1
votes

hi i want to parse table but I can't get the information completely

I used the following code that does not return the href link

HtmlNode table = doc.DocumentNode.SelectSingleNode("//table[1]//tbody");
            foreach (var cell in table.SelectNodes(".//tr/td"))
            {
                string someVariable = cell.InnerText;
                Debug.WriteLine(someVariable);
       }

i need to get href too, how can i do this?

<table>
    <tbody>
    <tr>
    <td class="a1">
    <a href="/subtitles/joker-2019/farsi_persian/2110062">
    <span class="l r positive-icon">
    Farsi/Persian
    </span>
    <span>
    Joker.2019.WEBRip.XviD.MP3-SHITBOX
    </span>
    </a>
    </td>
    <td class="a3">
    </td>
    <td class="a40">
    &nbsp;
    </td>
    <td class="a5">
    <a href="/u/695804">
    meisam_t72
    </a>
    </td>
    <td class="a6">
    <div>
    ►► زیرنویس از میثم ططری - ویرایش شده ◄◄ - meisam_t72 کانال تلگرام&nbsp; </div>
    </td>
    </tr>
    </tbody>
    </table>
1

1 Answers

0
votes

Inside your foreach you need to check if the content of your cell contains a <a> tag. If it contains just get the attribute href from this tag.
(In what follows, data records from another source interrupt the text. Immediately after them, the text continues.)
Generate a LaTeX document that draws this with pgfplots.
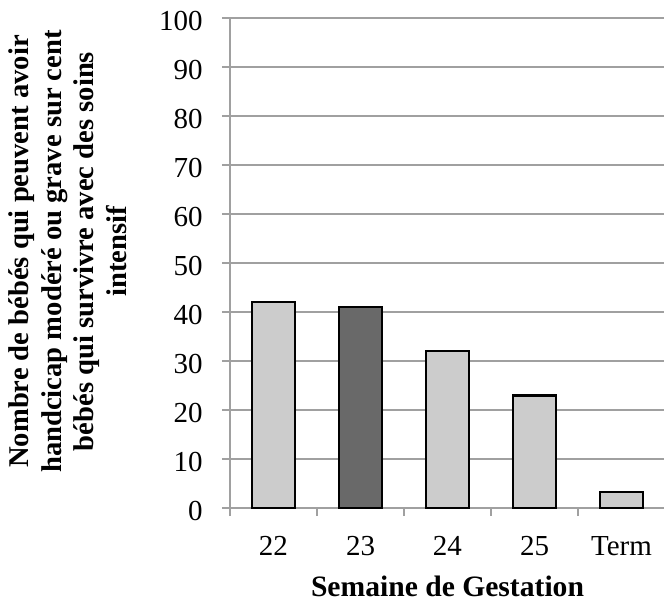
\documentclass[border=0pt]{standalone}
\usepackage{fontspec}
\setmainfont{Liberation Serif}
\usepackage{pgfplots}
\pgfplotsset{compat=1.18}
\definecolor{lightbar}{RGB}{204,204,204}
\definecolor{darkbar}{RGB}{105,105,105}
\definecolor{gridgray}{RGB}{160,160,160}
\begin{document}
\begin{tikzpicture}
\path[use as bounding box] (0,0) rectangle (332pt,301pt);
\begin{axis}[
  at={(115pt,47pt)}, anchor=south west,
  scale only axis, width=217.5pt, height=245pt,
  clip=false,
  xmin=-0.5, xmax=4.5, ymin=0, ymax=100,
  ytick={0,10,...,100},
  xtick={-0.5,0.5,...,4.5}, xticklabels={},
  extra x ticks={0,1,2,3,4},
  extra x tick labels={22,23,24,25,Term},
  extra x tick style={major tick length=0pt, grid=none},
  tick align=outside, major tick length=4pt,
  axis lines*=left,
  axis line style={gridgray, line width=1pt},
  tick style={gridgray, line width=1pt},
  ymajorgrids, grid style={gridgray, line width=1pt},
  /pgf/number format/assume math mode=true,
  ticklabel style={font=\fontsize{14.5}{17}\selectfont},
  yticklabel style={anchor=east, inner sep=0pt, xshift=-9.5pt, yshift=-1.5pt},
  xticklabel style={anchor=base, inner sep=0pt, yshift=-23.8pt},
  ybar, bar width=0.5, bar shift=0pt,
  xlabel={Semaine de Gestation},
  xlabel style={at={(axis description cs:0.5,-0.1604)}, anchor=center, inner sep=0pt, font=\fontsize{14.8}{17}\selectfont\bfseries},
  ylabel={Nombre de bébés qui peuvent avoir\\handcicap modéré ou grave sur cent\\bébés qui survivre avec des soins\\intensif},
  ylabel style={at={(axis description cs:-0.2368,0.5235)}, anchor=south, inner sep=0pt, align=center, font=\fontsize{14.3}{16.3}\selectfont\bfseries},
]
\addplot[fill=lightbar, draw=black, line width=1.2pt] coordinates {(0,42) (2,32) (3,23) (4,3.3)};
\addplot[fill=darkbar, draw=black, line width=1.2pt] coordinates {(1,41)};
\end{axis}
\end{tikzpicture}
\end{document}
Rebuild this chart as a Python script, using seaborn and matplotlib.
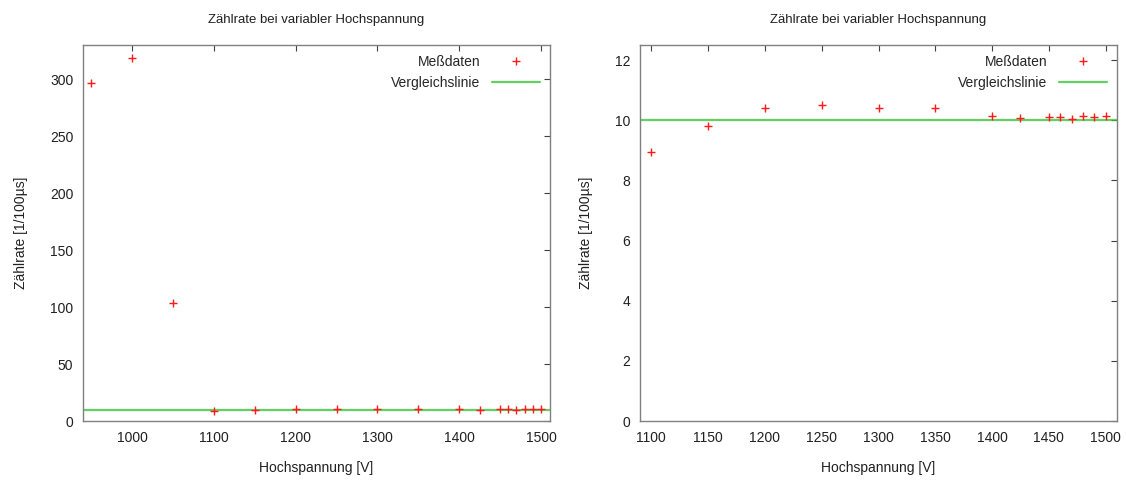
import matplotlib
matplotlib.use("Agg")
import matplotlib.pyplot as plt
import seaborn as sns
import pandas as pd
from matplotlib.lines import Line2D

sns.set_style("white")
plt.rcParams['font.family'] = ['Liberation Sans', 'DejaVu Sans']

voltage = [950, 1000, 1050, 1100, 1150, 1200, 1250, 1300, 1350, 1400,
           1425, 1450, 1460, 1470, 1480, 1490, 1500]
rate = [297, 319, 104, 8.95, 9.8, 10.4, 10.5, 10.4, 10.4, 10.15,
        10.07, 10.12, 10.12, 10.05, 10.15, 10.12, 10.15]
reference = 10

title = "Zählrate bei variabler Hochspannung"
xlabel = "Hochspannung [V]"
ylabel = "Zählrate [1/100µs]"
label_data = "Meßdaten"
label_line = "Vergleichslinie"

df = pd.DataFrame({"U": voltage, "N": rate})
df_right = df[df["U"] >= 1100]

fig = plt.figure(figsize=(11.26, 4.86), dpi=100)
ax1 = fig.add_axes([83/1126, 1-421/486, 467/1126, 376/486])
ax2 = fig.add_axes([640/1126, 1-421/486, 477/1126, 376/486])

red = "#ff1a1a"
green = "#2ec22e"

configs = [
    (ax1, df, (940, 1511), (0, 330), [1000, 1100, 1200, 1300, 1400, 1500], [0, 50, 100, 150, 200, 250, 300]),
    (ax2, df_right, (1090, 1510), (0, 12.5), list(range(1100, 1501, 50)), [0, 2, 4, 6, 8, 10, 12]),
]

for ax, d, xl, yl, xt, yt in configs:
    ax.axhline(reference, color=green, lw=1.6, alpha=0.75, zorder=1)
    sns.scatterplot(data=d, x="U", y="N", ax=ax, marker="+", color=red,
                    s=36, linewidth=1.0, zorder=3, legend=False)
    ax.set_xlim(*xl)
    ax.set_ylim(*yl)
    ax.set_xticks(xt)
    ax.set_yticks(yt)
    ax.tick_params(direction="in", top=True, right=True, length=4,
                   width=0.8, color="#404040", labelsize=10, pad=7,
                   labelcolor="#202020")
    for s in ax.spines.values():
        s.set_color("#808080")
        s.set_linewidth(1.0)
    ax.set_title(title, fontsize=9.5, pad=16, color="#202020")
    ax.set_xlabel(xlabel, fontsize=10, labelpad=12, color="#202020")
    ax.set_ylabel(ylabel, fontsize=10, labelpad=16, color="#202020")
    handles = [
        Line2D([], [], color=red, marker="+", linestyle="none", markersize=6, markeredgewidth=1.0),
        Line2D([], [], color=green, lw=1.6, alpha=0.75),
    ]
    ax.legend(handles, [label_data, label_line], loc="upper right",
              frameon=False, markerfirst=False, fontsize=10,
              handlelength=3.5, borderaxespad=0.3, labelspacing=0.55)

fig.savefig("out.png", dpi=100)
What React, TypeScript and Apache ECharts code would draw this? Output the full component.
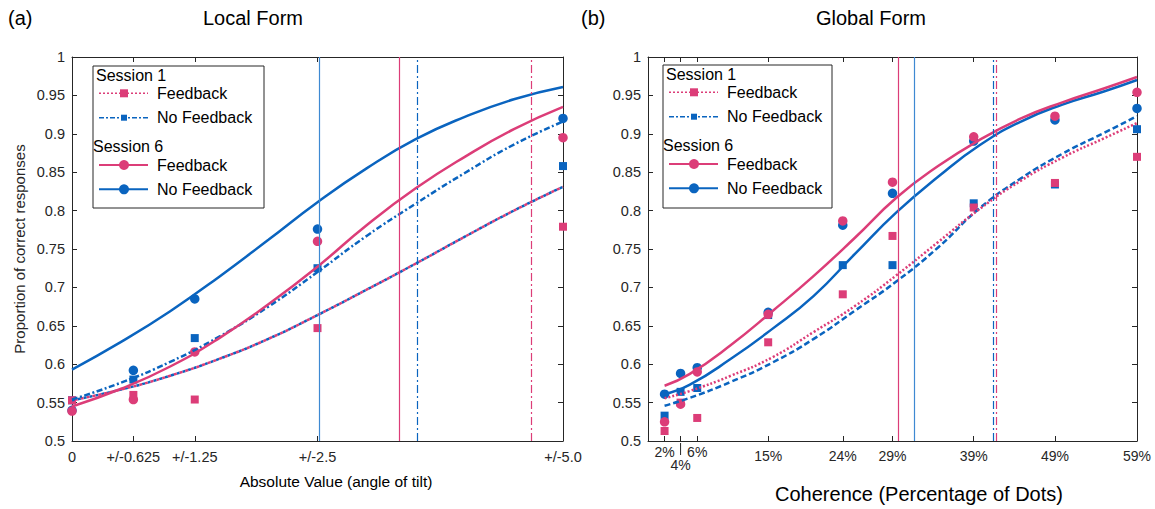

Something like this (untested)

foreach (var cell in table.SelectNodes(".//tr/td"))
{
    string someVariable = cell.InnerText;
    Debug.WriteLine(someVariable);

    var links = cell.SelectNodes(".//a");
    if (links == null || !links.Any())
    {
        continue;
    }

    foreach (var link in links)
    {
      var href = link.Attributes["href"].Value;
      // do whatever you want with the link.
    }
}